Case 2. If $A = B$ than every element in $A$ is in $B$. This implies that if $A$ is bounded above or below so is $B$ and vice versa. If the sup $B$ is defined to be the least upper bound and the inf $B$ is defined to be the greatest lowest bound. Than sup $B$ = sup $A$ and inf $B$ = inf $A$.

Since $A \subseteq B$ the following equality can be written as inf $B\leq$ inf $A\leq$ sup $A \leq$ sup $B$


Solution 1:

Let's proceed by contradiction.

1) inf B $\le$ inf A

Assume, to the contrary, that inf B > inf A. Then there is some $x$ such that inf A < $x$ < inf B, but then $x \in A $ and $x \notin B$, a contradiction since $A \subseteq B$. (Also note here: If I were being super rigorous I would need to appeal to the definition of infimum to make sure that $x$ is indeed in $A$. Notice the strict inequality.) Thus, inf B $\le$ inf A

2) sup A $\le$ sup B Assume, to the contrary that sup A > sup B, then there exists some $x$ such that sup B < $x$ < sup A. However, then $x \in A$ and $x \notin B$. Again, a contradiction for the same reason as before.

3) inf A $\le$ sup A. By definition of sup and inf.

All together inf B $\le$ inf A $\le$ sup A $\le$ sup B.

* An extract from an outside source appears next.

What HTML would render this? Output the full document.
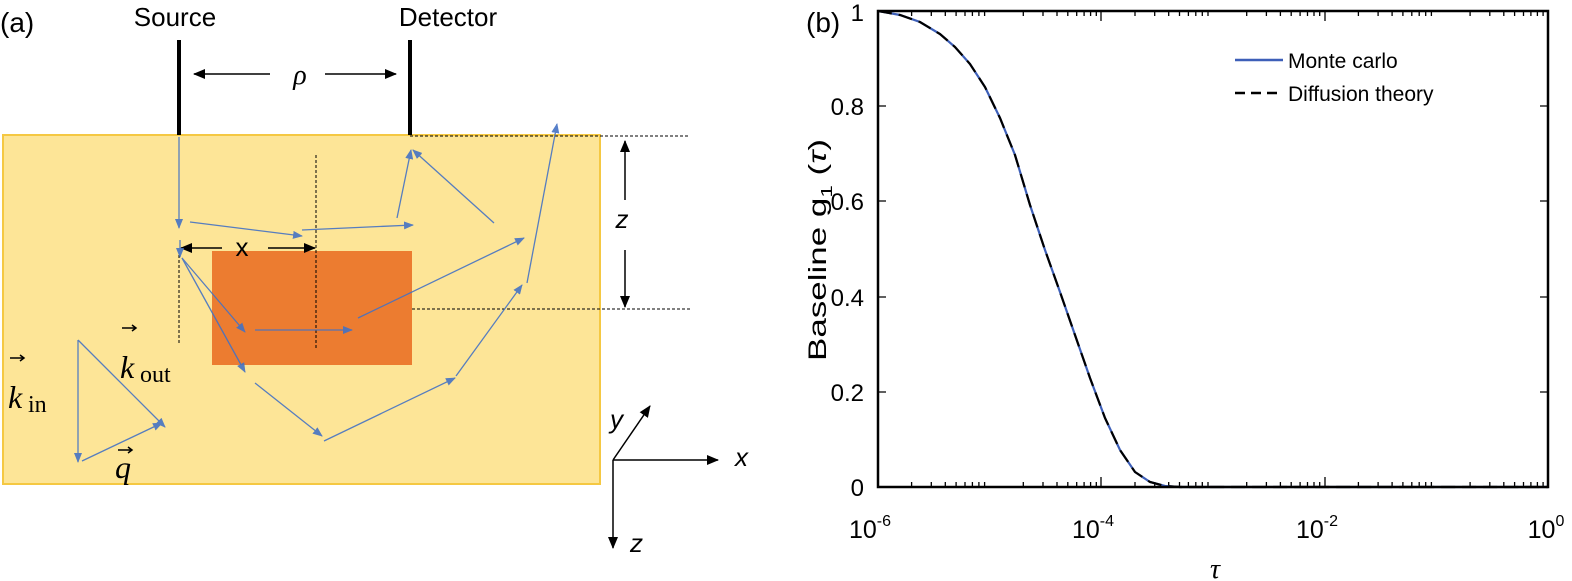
<!DOCTYPE html>
<html><head><meta charset="utf-8"><style>
html,body{margin:0;padding:0;background:#fff;}
svg{display:block;font-family:"Liberation Sans",sans-serif;}
</style></head><body>
<svg width="1572" height="581" viewBox="0 0 1572 581" xmlns="http://www.w3.org/2000/svg">
<defs>
<marker id="ab" markerWidth="10" markerHeight="8" refX="9" refY="4" orient="auto" markerUnits="userSpaceOnUse"><path d="M0,0 L10,4 L0,8 z" fill="#4472c4"/></marker>
<marker id="ak" markerWidth="12" markerHeight="10" refX="11" refY="5" orient="auto" markerUnits="userSpaceOnUse"><path d="M0,0 L12,5 L0,10 z" fill="#000"/></marker>
</defs>
<!-- panel a -->
<text x="0" y="32" font-size="28">(a)</text>
<text x="175" y="26" font-size="26" text-anchor="middle">Source</text>
<text x="448" y="26" font-size="26" text-anchor="middle">Detector</text>
<rect x="3" y="135" width="597" height="349" fill="#fde597" stroke="#f5c842" stroke-width="2"/>
<rect x="212" y="251" width="200" height="114" fill="#ec7c30"/>
<line x1="179" y1="40" x2="179" y2="135" stroke="#000" stroke-width="4"/>
<line x1="410" y1="40" x2="410" y2="135" stroke="#000" stroke-width="4"/>
<line x1="270" y1="74" x2="194" y2="74" stroke="#000" stroke-width="1.5" marker-end="url(#ak)"/>
<line x1="325" y1="74" x2="396" y2="74" stroke="#000" stroke-width="1.5" marker-end="url(#ak)"/>
<text x="300" y="84" font-size="28" font-style="italic" text-anchor="middle" font-family="Liberation Serif,serif">ρ</text>
<g stroke="#000" stroke-width="1" stroke-dasharray="3,2">
<line x1="410" y1="136" x2="690" y2="136"/>
<line x1="412" y1="309" x2="690" y2="309"/>
<line x1="179" y1="255" x2="179" y2="345"/>
<line x1="316" y1="155" x2="316" y2="350"/>
</g>
<line x1="222" y1="248" x2="181" y2="248" stroke="#000" stroke-width="1.5" marker-end="url(#ak)"/>
<line x1="268" y1="248" x2="315" y2="248" stroke="#000" stroke-width="1.5" marker-end="url(#ak)"/>
<text x="242" y="256" font-size="26" text-anchor="middle">x</text>
<line x1="625" y1="200" x2="625" y2="141" stroke="#000" stroke-width="1.5" marker-end="url(#ak)"/>
<line x1="625" y1="250" x2="625" y2="307" stroke="#000" stroke-width="1.5" marker-end="url(#ak)"/>
<text x="622" y="228" font-size="26" font-style="italic" text-anchor="middle">z</text>
<g stroke="#000" stroke-width="1.5">
<line x1="613" y1="460" x2="718" y2="460" marker-end="url(#ak)"/>
<line x1="613" y1="460" x2="650" y2="406" marker-end="url(#ak)"/>
<line x1="613" y1="460" x2="613" y2="548" marker-end="url(#ak)"/>
</g>
<text x="735" y="466" font-size="26" font-style="italic">x</text>
<text x="610" y="428" font-size="26" font-style="italic">y</text>
<text x="630" y="552" font-size="26" font-style="italic">z</text>
<g stroke="#4472c4" stroke-width="1.3" fill="none" marker-end="url(#ab)" opacity="0.9">
<line x1="179" y1="137" x2="179" y2="228"/>
<line x1="190" y1="222" x2="302" y2="236"/>
<line x1="302" y1="230" x2="413" y2="225"/>
<line x1="397" y1="218" x2="411" y2="150"/>
<line x1="494" y1="223" x2="413" y2="150"/>
<line x1="182" y1="258" x2="245" y2="332"/>
<line x1="182" y1="258" x2="245" y2="372"/>
<line x1="255" y1="330" x2="352" y2="330"/>
<line x1="358" y1="318" x2="524" y2="238"/>
<line x1="255" y1="383" x2="322" y2="436"/>
<line x1="324" y1="441" x2="455" y2="378"/>
<line x1="456" y1="376" x2="522" y2="285"/>
<line x1="527" y1="283" x2="557" y2="124"/>
<line x1="78" y1="340" x2="78" y2="462"/>
<line x1="78" y1="340" x2="165" y2="427"/>
<line x1="82" y1="461" x2="162" y2="423"/>
<line x1="180" y1="240" x2="180" y2="257"/>
</g>
<g font-family="Liberation Serif,serif" font-style="italic">
<text x="8" y="408" font-size="32">k</text><text x="28" y="412" font-size="24" font-style="normal">in</text>
<text x="120" y="378" font-size="32">k</text><text x="140" y="382" font-size="24" font-style="normal">out</text>
<text x="115" y="478" font-size="32">q</text>
</g>
<g stroke="#000" stroke-width="1.5" fill="none">
<path d="M10,358 h14 m-4,-3 l4,3 l-4,3"/>
<path d="M122,328 h14 m-4,-3 l4,3 l-4,3"/>
<path d="M118,450 h14 m-4,-3 l4,3 l-4,3"/>
</g>
<!-- panel b -->
<text x="806" y="32" font-size="28">(b)</text>
<g font-size="24" text-anchor="end">
<text x="864" y="21">1</text>
<text x="864" y="115">0.8</text>
<text x="864" y="210">0.6</text>
<text x="864" y="306">0.4</text>
<text x="864" y="401">0.2</text>
<text x="864" y="496">0</text>
</g>
<text transform="translate(826,250) rotate(-90)" font-size="25" text-anchor="middle" textLength="222" lengthAdjust="spacingAndGlyphs">Baseline g<tspan font-size="16" dy="6">1</tspan><tspan dy="-6"> (</tspan><tspan font-style="italic">τ</tspan>)</text>
<g font-size="25" text-anchor="middle">
<text x="870" y="538">10<tspan font-size="16" dy="-12">-6</tspan></text>
<text x="1093" y="538">10<tspan font-size="16" dy="-12">-4</tspan></text>
<text x="1317" y="538">10<tspan font-size="16" dy="-12">-2</tspan></text>
<text x="1546" y="538">10<tspan font-size="16" dy="-12">0</tspan></text>
</g>
<text x="1215" y="578" font-size="28" font-style="italic" text-anchor="middle" font-family="Liberation Serif,serif">τ</text>
<g stroke="#000" stroke-width="1.3">
<path d="M878,487v-10M1101,487v-10M1325,487v-10M1548,487v-10M878,11v10M1101,11v10M1325,11v10M1548,11v10"/>
<path d="
M911.6,487v-5M931.3,487v-5M945.3,487v-5M956.1,487v-5M965,487v-5M972.4,487v-5M978.9,487v-5M984.6,487v-5
M1023.3,487v-5M1043,487v-5M1057,487v-5M1067.8,487v-5M1076.7,487v-5M1084.1,487v-5M1090.6,487v-5M1096.3,487v-5
M1135,487v-5M1154.7,487v-5M1168.7,487v-5M1179.5,487v-5M1188.4,487v-5M1195.8,487v-5M1202.3,487v-5M1208,487v-5
M1246.7,487v-5M1266.4,487v-5M1280.4,487v-5M1291.2,487v-5M1300.1,487v-5M1307.5,487v-5M1314,487v-5M1319.7,487v-5
M1358.4,487v-5M1378.1,487v-5M1392.1,487v-5M1402.9,487v-5M1411.8,487v-5M1419.2,487v-5M1425.7,487v-5M1431.4,487v-5
M1470.1,487v-5M1489.8,487v-5M1503.8,487v-5M1514.6,487v-5M1523.5,487v-5M1530.9,487v-5M1537.4,487v-5M1543.1,487v-5
M911.6,11v5M931.3,11v5M945.3,11v5M956.1,11v5M965,11v5M972.4,11v5M978.9,11v5M984.6,11v5
M1023.3,11v5M1043,11v5M1057,11v5M1067.8,11v5M1076.7,11v5M1084.1,11v5M1090.6,11v5M1096.3,11v5
M1135,11v5M1154.7,11v5M1168.7,11v5M1179.5,11v5M1188.4,11v5M1195.8,11v5M1202.3,11v5M1208,11v5
M1246.7,11v5M1266.4,11v5M1280.4,11v5M1291.2,11v5M1300.1,11v5M1307.5,11v5M1314,11v5M1319.7,11v5
M1358.4,11v5M1378.1,11v5M1392.1,11v5M1402.9,11v5M1411.8,11v5M1419.2,11v5M1425.7,11v5M1431.4,11v5
M1470.1,11v5M1489.8,11v5M1503.8,11v5M1514.6,11v5M1523.5,11v5M1530.9,11v5M1537.4,11v5M1543.1,11v5"/>
<path d="M878,106h8M878,201h8M878,297h8M878,392h8M1548,106h-8M1548,201h-8M1548,297h-8M1548,392h-8"/>
</g>
<path d="M878,11 L900,15 L920,22 L940,34 L955,47 L970,64 L985,87 L1000,118 L1015,155 L1030,205 L1045,250 L1060,292 L1075,335 L1090,378 L1105,418 L1120,450 L1135,472 L1150,482 L1165,486 L1180,487 L1548,487" fill="none" stroke="#3d5fb8" stroke-width="2.2"/>
<path d="M878,11 L900,15 L920,22 L940,34 L955,47 L970,64 L985,87 L1000,118 L1015,155 L1030,205 L1045,250 L1060,292 L1075,335 L1090,378 L1105,418 L1120,450 L1135,472 L1150,482 L1165,486 L1180,487 L1548,487" fill="none" stroke="#000" stroke-width="2.2" stroke-dasharray="14,7"/>
<rect x="878" y="11" width="670" height="476" fill="none" stroke="#000" stroke-width="2.5"/>
<line x1="1235" y1="60" x2="1283" y2="60" stroke="#3d5fb8" stroke-width="2.5"/>
<text x="1288" y="68" font-size="21">Monte carlo</text>
<line x1="1235" y1="93" x2="1283" y2="93" stroke="#000" stroke-width="2.5" stroke-dasharray="10,6"/>
<text x="1288" y="101" font-size="21">Diffusion theory</text>
</svg>
</body></html>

Maybe someone can post a comment to help a little bit, what property of the real numbers am I using when I assume existence of $x$ like I do above? Certainly it must exist since there are no gaps in the real numbers. That way I can say that given two real numbers $a,b$ with $a <b$ then there exists $x$ such that $a <x <b$. Is this the Archimedian property? something topological?